Sementara itu untuk program tanah obyek reforma agraria (TORA) sampai dengan November 2021 telah mencapai seluas 2.714.586 hektare. SK Pelepasan kawasan hutan sumber redistribusi lahan atau TORA yang telah diserahkan sebanyak 68 SK seluas 89.961 lebih hektare.
Kemudian terkait kesempatan usaha bagi para petani yang telah mendapatkan SK Hutan sosial juga terus diupayakan dan dibina oleh KLHK bersama KemenkopUKM dan Perbankan, Kementan serta Kementerian PDT dengan dukungan sarana/prasarana, permodalan dan perintisan bersama off taker dan penerima produk akhir, termasuk interaksi dalam forum seller dan buyer serta pelatihan dan pendampingan.
"Upaya untuk integrasi, inovasi dan kolaborasi program terus dikembangkan. Kini mulai berkembang klaster bisnis hutsos dan sudah berorientasi ekspor, seperti kopi, madu, gaharu, kayu manis/casiavera, kayu putih," ujar Menteri Siti.

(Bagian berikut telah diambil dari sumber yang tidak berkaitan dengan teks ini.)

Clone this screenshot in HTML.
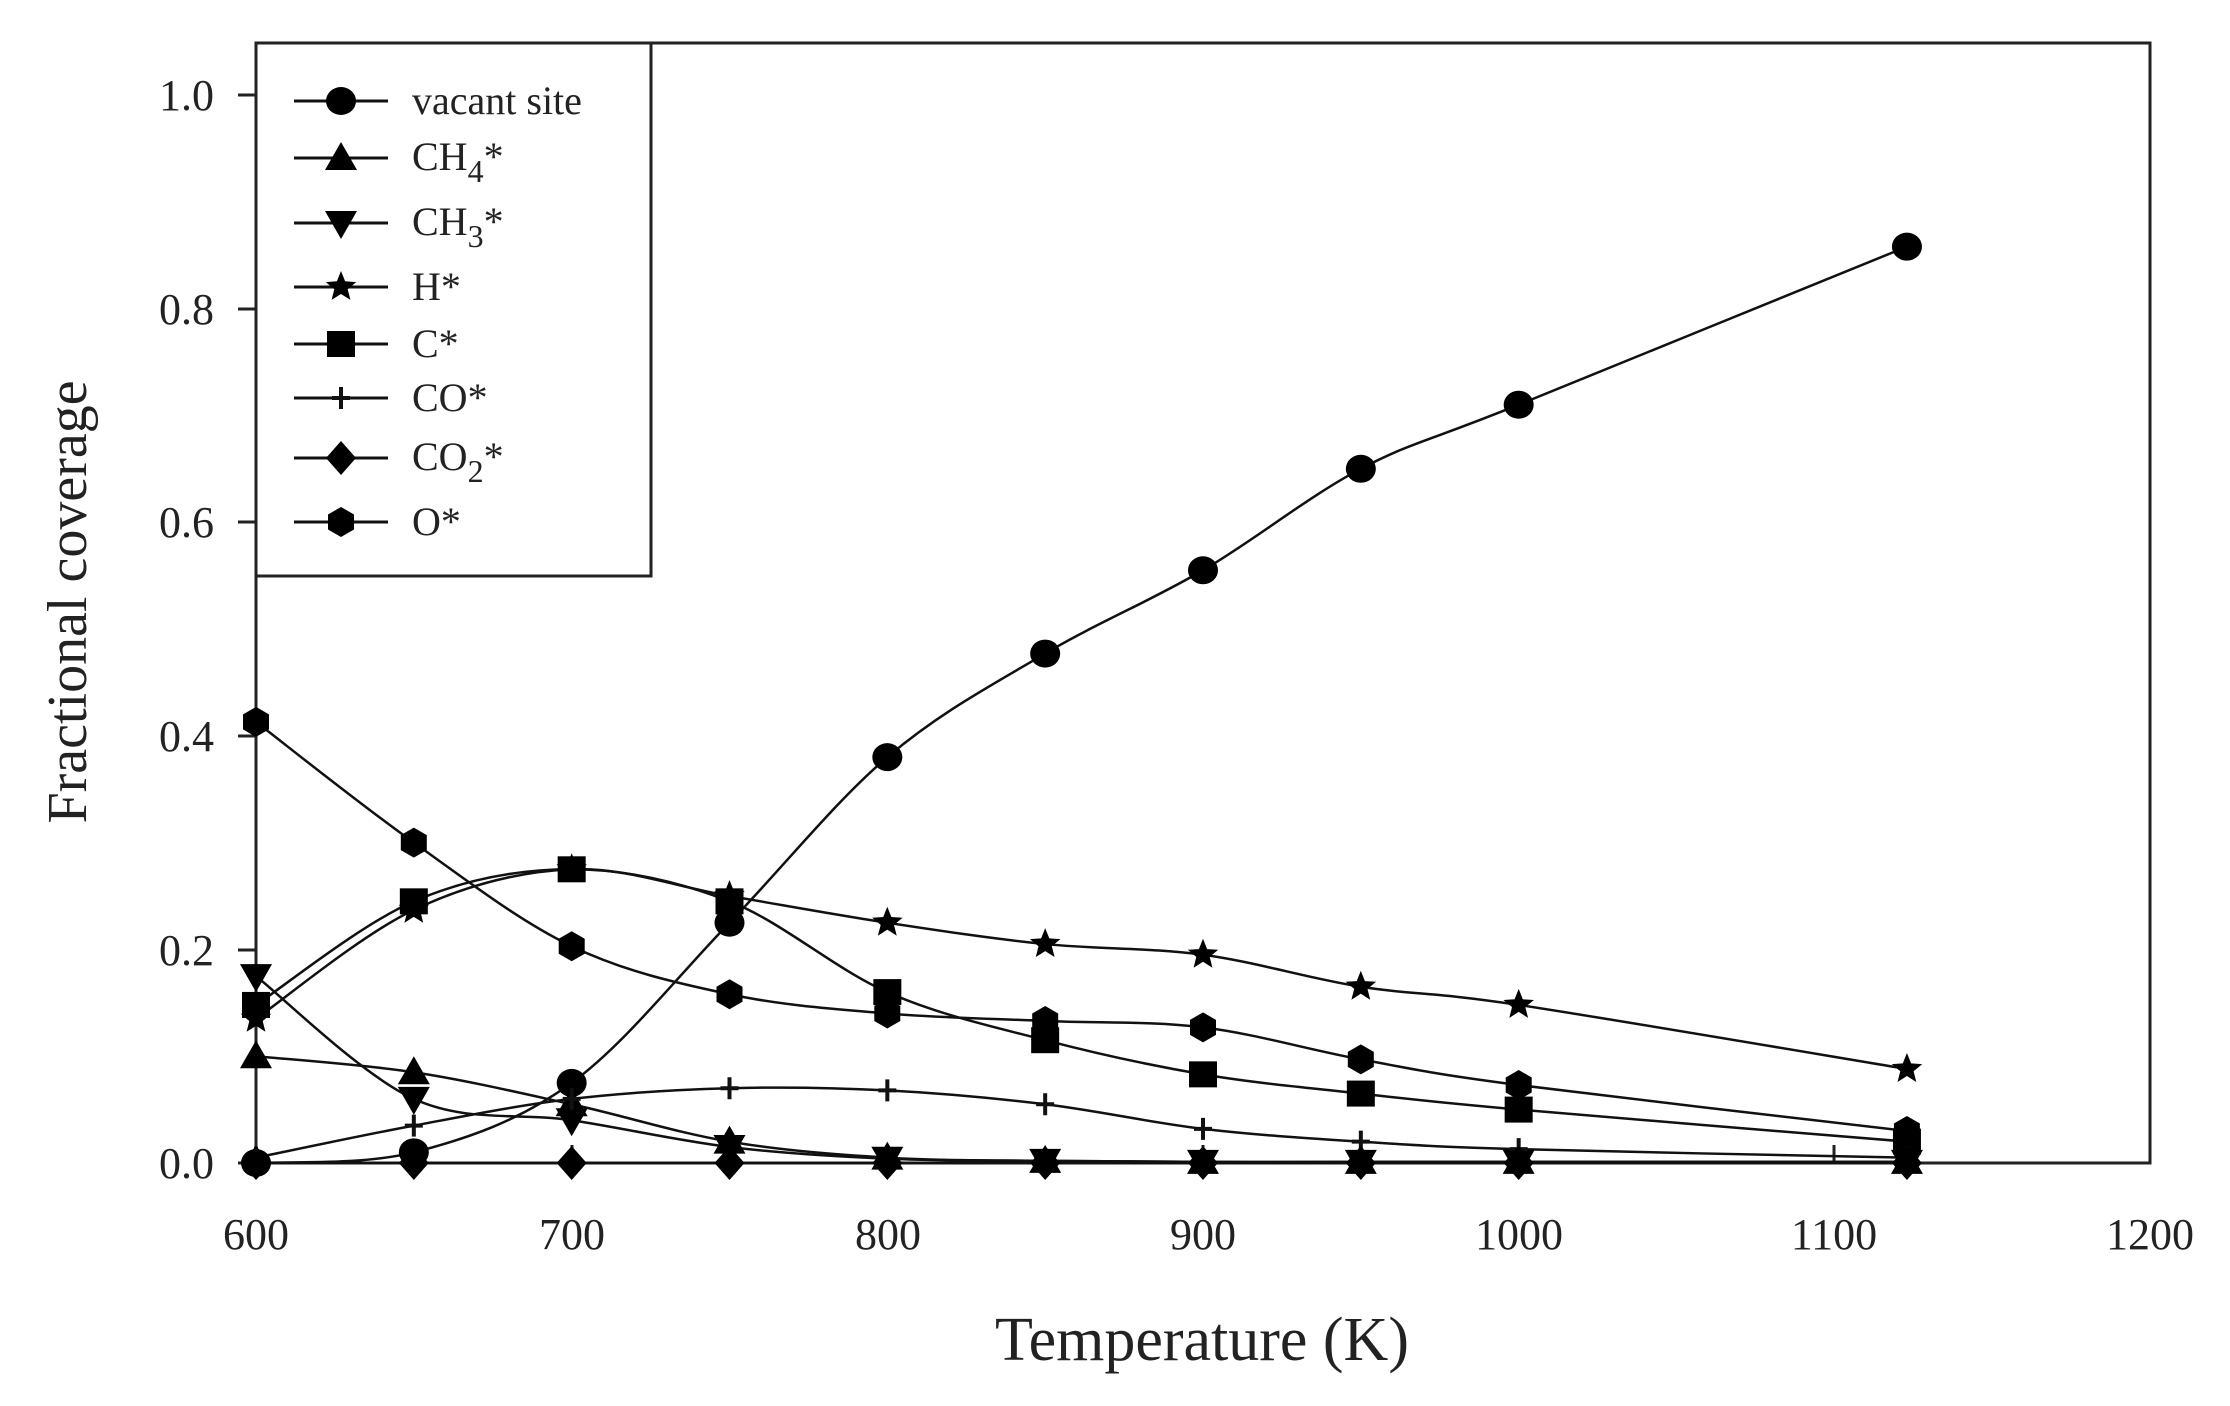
<!DOCTYPE html>
<html><head><meta charset="utf-8"><style>
html,body{margin:0;padding:0;background:#fff;width:2230px;height:1406px;overflow:hidden}
svg text{font-family:"Liberation Serif",serif;fill:#222}
</style></head><body>
<svg id="s" width="2230" height="1406" viewBox="0 0 2230 1406" xmlns="http://www.w3.org/2000/svg">
<rect x="256" y="43" width="1894" height="1120" fill="none" stroke="#222" stroke-width="3"/>
<g stroke="#222" stroke-width="3">
<line x1="238" y1="95" x2="256" y2="95"/><line x1="238" y1="309" x2="256" y2="309"/><line x1="238" y1="522" x2="256" y2="522"/><line x1="238" y1="736" x2="256" y2="736"/><line x1="238" y1="950" x2="256" y2="950"/><line x1="238" y1="1163" x2="256" y2="1163"/>
<line x1="572" y1="1163" x2="572" y2="1145"/><line x1="888" y1="1163" x2="888" y2="1145"/><line x1="1203" y1="1163" x2="1203" y2="1145"/><line x1="1519" y1="1163" x2="1519" y2="1145"/><line x1="1834" y1="1163" x2="1834" y2="1145"/>
</g>
<g font-size="44" text-anchor="end">
<text x="214" y="110">1.0</text><text x="214" y="324">0.8</text><text x="214" y="537">0.6</text><text x="214" y="751">0.4</text><text x="214" y="965">0.2</text><text x="214" y="1178">0.0</text>
</g>
<g font-size="44" text-anchor="middle">
<text x="256" y="1249">600</text><text x="572" y="1249">700</text><text x="888" y="1249">800</text><text x="1203" y="1249">900</text><text x="1519" y="1249">1000</text><text x="1834" y="1249">1100</text><text x="2150" y="1249">1200</text>
</g>
<text x="1202" y="1360" font-size="62" text-anchor="middle">Temperature (K)</text>
<text transform="translate(86,602) rotate(-90)" font-size="56" text-anchor="middle">Fractional coverage</text>
<rect x="256" y="43" width="395" height="533" fill="#fff" stroke="#222" stroke-width="3"/>
<g id="data"></g>
<g id="leg"></g>
<g font-size="40">
<text x="412" y="114">vacant site</text>
<text x="412" y="170">CH<tspan font-size="32" dy="12">4</tspan><tspan dy="-12">*</tspan></text>
<text x="412" y="235">CH<tspan font-size="32" dy="12">3</tspan><tspan dy="-12">*</tspan></text>
<text x="412" y="300">H*</text>
<text x="412" y="357">C*</text>
<text x="412" y="411">CO*</text>
<text x="412" y="470">CO<tspan font-size="32" dy="12">2</tspan><tspan dy="-12">*</tspan></text>
<text x="412" y="535">O*</text>
</g>
</svg>
<script>
var T=[600,650,700,750,800,850,900,950,1000,1123];
function X(t){return 256+(t-600)*1894/600}
function Y(v){return 1163-v*1068}
var S=[
['circle',[0,0.01,0.075,0.225,0.38,0.477,0.555,0.65,0.71,0.858]],
['up',[0.10,0.085,0.055,0.02,0.005,0.002,0.001,0.001,0.001,0.001]],
['down',[0.175,0.06,0.04,0.015,0.004,0.002,0.001,0.001,0.001,0.001]],
['star',[0.135,0.237,0.275,0.25,0.225,0.205,0.195,0.165,0.148,0.088]],
['square',[0.148,0.245,0.275,0.245,0.16,0.115,0.083,0.065,0.05,0.02]],
['plus',[0.005,0.035,0.06,0.07,0.068,0.055,0.032,0.02,0.013,0.005]],
['diamond',[0,0,0,0,0,0,0,0,0,0]],
['hex',[0.413,0.30,0.203,0.158,0.14,0.133,0.127,0.097,0.073,0.03]]
];
function marker(t,x,y){
 switch(t){
 case 'circle':return '<ellipse cx="'+x+'" cy="'+y+'" rx="15" ry="14"/>';
 case 'up':return '<polygon points="'+x+','+(y-16)+' '+(x+16)+','+(y+12)+' '+(x-16)+','+(y+12)+'"/>';
 case 'down':return '<polygon points="'+x+','+(y+16)+' '+(x+16)+','+(y-12)+' '+(x-16)+','+(y-12)+'"/>';
 case 'square':return '<rect x="'+(x-14)+'" y="'+(y-13)+'" width="28" height="26"/>';
 case 'diamond':return '<polygon points="'+x+','+(y-17)+' '+(x+15)+','+y+' '+x+','+(y+17)+' '+(x-15)+','+y+'"/>';
 case 'plus':return '<path d="M'+(x-9)+' '+y+'H'+(x+9)+'M'+x+' '+(y-11)+'V'+(y+11)+'" stroke="#111" stroke-width="4"/>';
 case 'star':{var p=[];for(var i=0;i<10;i++){var r=i%2?7:16,a=-Math.PI/2+i*Math.PI/5;p.push((x+r*Math.cos(a)).toFixed(1)+','+(y+r*Math.sin(a)).toFixed(1));}return '<polygon points="'+p.join(' ')+'"/>';}
 case 'hex':{var p=[];for(var i=0;i<6;i++){var a=Math.PI/6+i*Math.PI/3;p.push((x+15*Math.cos(a)).toFixed(1)+','+(y+15*Math.sin(a)).toFixed(1));}return '<polygon points="'+p.join(' ')+'"/>';}
 }
}
var h='';
S.forEach(function(s){
 var P=T.map(function(t,i){return [X(t),Y(s[1][i])]});
 var d='M'+P[0][0]+' '+P[0][1];
 for(var i=0;i<P.length-1;i++){
  var p0=P[i-1]||P[i],p1=P[i],p2=P[i+1],p3=P[i+2]||P[i+1];
  d+=' C'+(p1[0]+(p2[0]-p0[0])/6)+' '+(p1[1]+(p2[1]-p0[1])/6)+' '+(p2[0]-(p3[0]-p1[0])/6)+' '+(p2[1]-(p3[1]-p1[1])/6)+' '+p2[0]+' '+p2[1];
 }
 h+='<path d="'+d+'" fill="none" stroke="#111" stroke-width="2.5"/>';
});
S.forEach(function(s){T.forEach(function(t,i){h+=marker(s[0],X(t),Y(s[1][i]));});});
document.getElementById('data').innerHTML=h;
var ly=[101,158,223,287,344,398,458,522],l='';
S.forEach(function(s,i){l+='<line x1="294" y1="'+ly[i]+'" x2="388" y2="'+ly[i]+'" stroke="#111" stroke-width="3"/>'+marker(s[0],341,ly[i]);});
document.getElementById('leg').innerHTML=l;
</script>
</body></html>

Selanjutnya Menteri Siti juga menjelaskan terkait telah dimulainya perintisan pembangunan hutsos dalam bentuk integrated area development, pengembangan wilayah terpadu, dengan bobot kegiatan agroforestry, industri kecil dan ekowisata yang didukung lintas K/L seperti yang dikembangkan yaitu, Integrated Area Development Lumajang, Jatim dan Integrated Area Development Belitung, Babel.
"Contoh KUPS Lumajang dan Belitung akan dapat menjadi contoh bagi usaha hutsos berbagai daerah dalam membangun wilayah dan menjadikan hutsos dan kawasan hutan menjadi desa-desa pusat pertumbuhan ekonomi domestik," jelas Menteri Siti.